Por José Luis Dávila.
Es un paisaje impresionista al óleo. Colores ahí, moviéndose frente a nosotros en el aire, en el sonido de la pintura. Su ambiente crea nuestro ambiente; se extrapola, sale del marco, nos pinta diluyéndose sobre nosotros. Es la primera intención plasmada; de los ojos del artista a nuestros ojos.
De pronto se escapan, por los poros, las imágenes que somos. Los sueños que cada noche, aunque no los recordemos, se presentan; también los transpiramos como pintura que forma nuestro retrato en cada milímetro del cuerpo. Nada se escapa, no hay puntos ciegos para la fuerza contenida en la piel. Es algo natural que nos tatuemos con la música que escuchamos.
Es precisamente eso, una fuerza contenida, como el rezo que sale de la fe más profunda, como el nudo en la garganta que no permite al grito o al llanto seguir su camino, como el beso que se queda a milímetros, en la respiración de dos que se niegan a lo que pasará si los labios se tocan: por eso se alejan, sólo se miran a los ojos, dicen cualquier cosa que permita la huída, pero en el fondo saben lo que desean; están conscientes de que cuando pase lo inevitable –no importa cuánto tiempo tarde– habrá una implosión en ellos, se derrumbará, con estrepito, el significado de cada pequeño momento que hayan pasado juntos, para dar paso a algo totalmente distinto que tal vez no puedan manejar. Por eso se hacen prófugos uno del otro y de sí mismos. Corren tanto que llegan al mañana con las piernas hechas trizas, cansados del camino, y de la nada se topan sus miradas; ahí no tienen ganas de más. Se rinden y descansan uno en el otro, como debe ser.
Esa es la imagen que trae el quinto disco de The Killers, Battle Born. Es una imagen de lienzo. De combinación entre color y textura. Es un retrato de pareja que se miran a sí mismos en medio del mundo, abrazados, sin pensar en más, conteniendo la pasión que los invade. Sin sucumbir, estoicos hasta que las luces se apaguen. Ya no fugitivos entre ellos, sino fugitivos de todo lo demás.
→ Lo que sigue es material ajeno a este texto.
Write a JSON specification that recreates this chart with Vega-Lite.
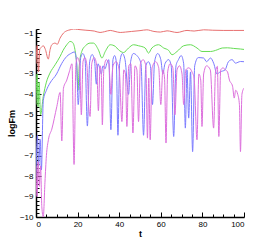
{
"$schema": "https://vega.github.io/schema/vega-lite/v6.json",
"width": 208, "height": 188,
"autosize": "none",
"padding": {"left": 36, "top": 29, "right": 33, "bottom": 29},
"config": {"view": {"stroke": null},
 "axis": {"labelFont": "Liberation Sans", "titleFont": "Liberation Sans", "labelFontSize": 8, "titleFontSize": 9, "titleFontWeight": "bold", "labelColor": "black", "titleColor": "black", "domainColor": "black", "domainWidth": 1.5, "tickColor": "black", "grid": false}},
"datasets": {"d": [
{"s":"a","t":0,"v":-2.5},{"s":"a","t":0.6,"v":-1.6},{"s":"a","t":1.2,"v":-2.9},{"s":"a","t":1.8,"v":-1.8},{"s":"a","t":2.5,"v":-1.7},{"s":"a","t":3.5,"v":-1.62},{"s":"a","t":4.5,"v":-1.8},{"s":"a","t":5.9,"v":-2.27},{"s":"a","t":6.8,"v":-1.8},{"s":"a","t":7.6,"v":-1.57},{"s":"a","t":9.2,"v":-1.49},{"s":"a","t":10.2,"v":-1.55},{"s":"a","t":11.6,"v":-1.24},{"s":"a","t":13.2,"v":-1.0},{"s":"a","t":15,"v":-0.88},{"s":"a","t":16.4,"v":-0.84},{"s":"a","t":18,"v":-0.8},{"s":"a","t":20,"v":-0.82},{"s":"a","t":24,"v":-0.86},{"s":"a","t":28,"v":-0.9},{"s":"a","t":30.8,"v":-0.97},{"s":"a","t":33,"v":-0.93},{"s":"a","t":35.7,"v":-0.87},{"s":"a","t":38,"v":-0.92},{"s":"a","t":40.5,"v":-0.97},{"s":"a","t":43,"v":-0.95},{"s":"a","t":46,"v":-0.92},{"s":"a","t":50,"v":-0.88},{"s":"a","t":53.3,"v":-0.84},{"s":"a","t":56.7,"v":-0.92},{"s":"a","t":59.8,"v":-0.95},{"s":"a","t":63,"v":-0.89},{"s":"a","t":67.8,"v":-0.97},{"s":"a","t":72.6,"v":-0.87},{"s":"a","t":76,"v":-0.9},{"s":"a","t":80.6,"v":-0.84},{"s":"a","t":85,"v":-0.86},{"s":"a","t":90,"v":-0.87},{"s":"a","t":95,"v":-0.87},{"s":"a","t":100,"v":-0.87},
{"s":"b","t":0,"v":-4.5},{"s":"b","t":0.5,"v":-3.0},{"s":"b","t":1,"v":-4.6},{"s":"b","t":1.5,"v":-3.4},{"s":"b","t":2.2,"v":-5},{"s":"b","t":3.5,"v":-4.1},{"s":"b","t":5,"v":-3.4},{"s":"b","t":6.7,"v":-2.96},{"s":"b","t":9.2,"v":-2.55},{"s":"b","t":11.6,"v":-2.14},{"s":"b","t":13,"v":-1.85},{"s":"b","t":14.8,"v":-1.57},{"s":"b","t":16.4,"v":-1.41},{"s":"b","t":17.5,"v":-1.45},{"s":"b","t":18.7,"v":-1.8},{"s":"b","t":19.6,"v":-2.6},{"s":"b","t":20.2,"v":-3.8},{"s":"b","t":20.8,"v":-2.6},{"s":"b","t":22,"v":-1.9},{"s":"b","t":24,"v":-1.6},{"s":"b","t":26,"v":-1.49},{"s":"b","t":27.6,"v":-1.49},{"s":"b","t":30,"v":-1.82},{"s":"b","t":31.7,"v":-2.22},{"s":"b","t":33.3,"v":-1.9},{"s":"b","t":35.7,"v":-1.57},{"s":"b","t":38.1,"v":-1.65},{"s":"b","t":39.7,"v":-1.82},{"s":"b","t":42.1,"v":-1.95},{"s":"b","t":44.5,"v":-1.73},{"s":"b","t":46.9,"v":-1.57},{"s":"b","t":49.3,"v":-1.62},{"s":"b","t":52.5,"v":-1.73},{"s":"b","t":54.1,"v":-1.98},{"s":"b","t":55.7,"v":-1.73},{"s":"b","t":58.9,"v":-1.57},{"s":"b","t":61.4,"v":-1.73},{"s":"b","t":63.8,"v":-1.85},{"s":"b","t":65.4,"v":-2.06},{"s":"b","t":67.8,"v":-1.9},{"s":"b","t":71,"v":-1.62},{"s":"b","t":74.2,"v":-1.57},{"s":"b","t":77.4,"v":-1.73},{"s":"b","t":79.8,"v":-1.9},{"s":"b","t":83.9,"v":-1.9},{"s":"b","t":87.1,"v":-1.82},{"s":"b","t":89.5,"v":-1.73},{"s":"b","t":92,"v":-1.72},{"s":"b","t":95,"v":-1.75},{"s":"b","t":98.3,"v":-1.78},{"s":"b","t":100,"v":-1.8},
{"s":"c","t":0,"v":-8},{"s":"c","t":0.7,"v":-6},{"s":"c","t":1.3,"v":-7.5},{"s":"c","t":2,"v":-6.2},{"s":"c","t":2.6,"v":-7.7},{"s":"c","t":3.5,"v":-4.3},{"s":"c","t":5,"v":-3.8},{"s":"c","t":6.7,"v":-3.45},{"s":"c","t":9.9,"v":-3.0},{"s":"c","t":12.3,"v":-2.5},{"s":"c","t":14.8,"v":-2.14},{"s":"c","t":17.1,"v":-1.98},{"s":"c","t":18.5,"v":-1.92},{"s":"c","t":19.5,"v":-2.4},{"s":"c","t":20.3,"v":-4.5},{"s":"c","t":21.5,"v":-2.2},{"s":"c","t":22.5,"v":-2.0},{"s":"c","t":23.6,"v":-2.3},{"s":"c","t":24.7,"v":-5.55},{"s":"c","t":25.8,"v":-2.4},{"s":"c","t":27,"v":-2.05},{"s":"c","t":28.2,"v":-2.4},{"s":"c","t":29,"v":-3.5},{"s":"c","t":29.8,"v":-2.5},{"s":"c","t":30.6,"v":-2.7},{"s":"c","t":31.4,"v":-3.0},{"s":"c","t":32.2,"v":-2.6},{"s":"c","t":33.2,"v":-2.75},{"s":"c","t":34,"v":-2.5},{"s":"c","t":35,"v":-2.3},{"s":"c","t":36,"v":-5.73},{"s":"c","t":37,"v":-2.3},{"s":"c","t":37.8,"v":-2.1},{"s":"c","t":38.6,"v":-2.4},{"s":"c","t":39.4,"v":-6.0},{"s":"c","t":40.2,"v":-2.5},{"s":"c","t":41.5,"v":-2.0},{"s":"c","t":42.8,"v":-2.3},{"s":"c","t":44.5,"v":-4.0},{"s":"c","t":45.5,"v":-2.4},{"s":"c","t":46.8,"v":-2.0},{"s":"c","t":48.5,"v":-2.1},{"s":"c","t":50.5,"v":-2.5},{"s":"c","t":51.7,"v":-6.0},{"s":"c","t":52.8,"v":-2.6},{"s":"c","t":54,"v":-2.4},{"s":"c","t":55,"v":-2.6},{"s":"c","t":56,"v":-4.5},{"s":"c","t":57,"v":-2.4},{"s":"c","t":58.5,"v":-2.0},{"s":"c","t":60,"v":-2.3},{"s":"c","t":61,"v":-3.0},{"s":"c","t":62,"v":-2.5},{"s":"c","t":63.8,"v":-2.3},{"s":"c","t":65,"v":-2.6},{"s":"c","t":66.2,"v":-6.06},{"s":"c","t":67.3,"v":-2.6},{"s":"c","t":68.5,"v":-2.3},{"s":"c","t":69.8,"v":-2.1},{"s":"c","t":71,"v":-2.5},{"s":"c","t":71.8,"v":-5.65},{"s":"c","t":72.6,"v":-2.8},{"s":"c","t":73.4,"v":-5.16},{"s":"c","t":74.3,"v":-2.9},{"s":"c","t":75.3,"v":-6.8},{"s":"c","t":76.3,"v":-2.6},{"s":"c","t":78,"v":-2.2},{"s":"c","t":80.6,"v":-2.22},{"s":"c","t":82,"v":-2.4},{"s":"c","t":83.9,"v":-2.22},{"s":"c","t":85.5,"v":-2.5},{"s":"c","t":87,"v":-3.0},{"s":"c","t":88.5,"v":-2.9},{"s":"c","t":90.9,"v":-2.8},{"s":"c","t":92.5,"v":-2.4},{"s":"c","t":94.3,"v":-2.3},{"s":"c","t":95.9,"v":-2.47},{"s":"c","t":98.3,"v":-2.39},{"s":"c","t":100,"v":-2.4},
{"s":"d","t":0,"v":-7.5},{"s":"d","t":0.5,"v":-9},{"s":"d","t":1,"v":-7.3},{"s":"d","t":1.6,"v":-8.5},{"s":"d","t":2.2,"v":-7.5},{"s":"d","t":2.8,"v":-9.5},{"s":"d","t":3.5,"v":-10},{"s":"d","t":4.3,"v":-8.3},{"s":"d","t":5,"v":-7.0},{"s":"d","t":6,"v":-6.2},{"s":"d","t":7.6,"v":-5.7},{"s":"d","t":10,"v":-4.6},{"s":"d","t":11.6,"v":-3.9},{"s":"d","t":12.4,"v":-6.28},{"s":"d","t":13.2,"v":-3.7},{"s":"d","t":14.8,"v":-3.3},{"s":"d","t":16,"v":-2.9},{"s":"d","t":17.3,"v":-2.5},{"s":"d","t":18.3,"v":-7.43},{"s":"d","t":19.2,"v":-2.5},{"s":"d","t":20,"v":-2.2},{"s":"d","t":21,"v":-2.5},{"s":"d","t":21.8,"v":-5.0},{"s":"d","t":22.6,"v":-2.4},{"s":"d","t":23.5,"v":-2.2},{"s":"d","t":24.5,"v":-2.6},{"s":"d","t":25.3,"v":-4.5},{"s":"d","t":26,"v":-5.08},{"s":"d","t":26.8,"v":-2.5},{"s":"d","t":28,"v":-2.2},{"s":"d","t":29.2,"v":-2.6},{"s":"d","t":30,"v":-4.8},{"s":"d","t":30.8,"v":-2.6},{"s":"d","t":31.4,"v":-3.0},{"s":"d","t":31.9,"v":-5.49},{"s":"d","t":32.6,"v":-2.8},{"s":"d","t":33.8,"v":-2.3},{"s":"d","t":35,"v":-2.5},{"s":"d","t":36,"v":-4.0},{"s":"d","t":37,"v":-2.6},{"s":"d","t":38.5,"v":-2.4},{"s":"d","t":40,"v":-2.8},{"s":"d","t":41.3,"v":-5.33},{"s":"d","t":42.2,"v":-2.8},{"s":"d","t":43,"v":-3.0},{"s":"d","t":43.7,"v":-5.57},{"s":"d","t":44.6,"v":-2.6},{"s":"d","t":45.6,"v":-2.5},{"s":"d","t":46.6,"v":-5.89},{"s":"d","t":47.6,"v":-2.6},{"s":"d","t":48.5,"v":-2.8},{"s":"d","t":49.3,"v":-5.33},{"s":"d","t":50.2,"v":-2.5},{"s":"d","t":51.5,"v":-2.3},{"s":"d","t":52.8,"v":-2.6},{"s":"d","t":53.6,"v":-6.14},{"s":"d","t":54.2,"v":-3.2},{"s":"d","t":54.9,"v":-6.22},{"s":"d","t":55.8,"v":-2.7},{"s":"d","t":57.5,"v":-2.4},{"s":"d","t":59,"v":-2.7},{"s":"d","t":60,"v":-4.5},{"s":"d","t":61,"v":-2.8},{"s":"d","t":61.8,"v":-3.2},{"s":"d","t":62.5,"v":-6.38},{"s":"d","t":63.3,"v":-2.9},{"s":"d","t":64.5,"v":-2.5},{"s":"d","t":65.8,"v":-2.7},{"s":"d","t":66.8,"v":-5.0},{"s":"d","t":67.8,"v":-2.8},{"s":"d","t":69,"v":-2.6},{"s":"d","t":70.2,"v":-3.0},{"s":"d","t":71,"v":-4.5},{"s":"d","t":72,"v":-2.8},{"s":"d","t":73.5,"v":-2.7},{"s":"d","t":75,"v":-2.9},{"s":"d","t":76,"v":-3.2},{"s":"d","t":77.4,"v":-6.22},{"s":"d","t":78.3,"v":-3.0},{"s":"d","t":79.2,"v":-3.3},{"s":"d","t":79.8,"v":-5.57},{"s":"d","t":80.6,"v":-3.0},{"s":"d","t":82,"v":-2.6},{"s":"d","t":83.8,"v":-2.8},{"s":"d","t":85.4,"v":-5.65},{"s":"d","t":86.3,"v":-2.9},{"s":"d","t":87.2,"v":-2.63},{"s":"d","t":87.9,"v":-6.06},{"s":"d","t":88.8,"v":-2.8},{"s":"d","t":90,"v":-2.7},{"s":"d","t":91,"v":-2.8},{"s":"d","t":92,"v":-2.88},{"s":"d","t":93,"v":-3.3},{"s":"d","t":94.5,"v":-3.6},{"s":"d","t":95.3,"v":-4.18},{"s":"d","t":96,"v":-3.8},{"s":"d","t":97,"v":-4.0},{"s":"d","t":97.8,"v":-4.5},{"s":"d","t":98.3,"v":-6.8},{"s":"d","t":99,"v":-4.0},{"s":"d","t":100,"v":-3.69}
]},
"data": {"name": "d"},
"layer": [
 {"mark": {"type": "line", "strokeWidth": 1, "interpolate": "monotone", "clip": true},
  "encoding": {
   "x": {"field": "t", "type": "quantitative", "scale": {"domain": [0, 100], "nice": false},
     "axis": {"orient": "bottom", "values": [0,20,40,60,80,100], "tickSize": -5, "tickWidth": 1, "labelPadding": 8, "title": "t", "titlePadding": 1}},
   "y": {"field": "v", "type": "quantitative", "scale": {"domain": [-10, -0.8], "nice": false, "zero": false},
     "axis": {"orient": "left", "values": [-1,-2,-3,-4,-5,-6,-7,-8,-9,-10], "tickSize": -5, "tickWidth": 1, "labelPadding": 8, "title": "logFm", "titlePadding": 3}},
   "color": {"field": "s", "type": "nominal", "scale": {"domain": ["a","b","c","d"], "range": ["#e87070", "#66dd55", "#7b7bff", "#dd70dd"]}, "legend": null}
  }},
 {"mark": {"type": "line", "strokeOpacity": 0},
  "encoding": {
   "x": {"field": "t", "type": "quantitative", "scale": {"domain": [0, 100], "nice": false},
     "axis": {"orient": "bottom", "values": [5,10,15,25,30,35,45,50,55,65,70,75,85,90,95], "tickSize": -3, "tickWidth": 1, "labels": false, "domain": false, "title": null}},
   "y": {"field": "v", "type": "quantitative", "scale": {"domain": [-10, -0.8], "nice": false, "zero": false},
     "axis": {"orient": "left", "values": [-9.8,-9.6,-9.4,-9.2,-8.8,-8.6,-8.4,-8.2,-7.8,-7.6,-7.4,-7.2,-6.8,-6.6,-6.4,-6.2,-5.8,-5.6,-5.4,-5.2,-4.8,-4.6,-4.4,-4.2,-3.8,-3.6,-3.4,-3.2,-2.8,-2.6,-2.4,-2.2,-1.8,-1.6,-1.4,-1.2,-0.8], "tickSize": -3, "tickWidth": 1, "labels": false, "domain": false, "title": null}},
   "detail": {"field": "s"}
  }}
],
"resolve": {"axis": {"x": "independent", "y": "independent"}}
}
Del exterior que amenaza siempre con irrumpir en uno mismo, en el interior de todos y manchar de negro las caras del retrato en la pared.
Escuchar este disco es presenciar el pincel moviéndose para crear figuras; primero unas líneas lentas, sumando espacios para llenar con alguna de las opciones de la paleta. Todo en calma, hasta que se llegue a delinear y perfeccionar cada detalle. Luego verlo terminado, sentirlo en los ojos, venirnos abajo enfrente de una pieza que, sin consultarnos, nos refleja y devuelve lo que sabemos que somos: los personajes de una pintura colgada en un museo personal, en la galería principal, donde cada momento importante que hemos vivido está congelado para que quien sepa entrar, pueda apreciarlo.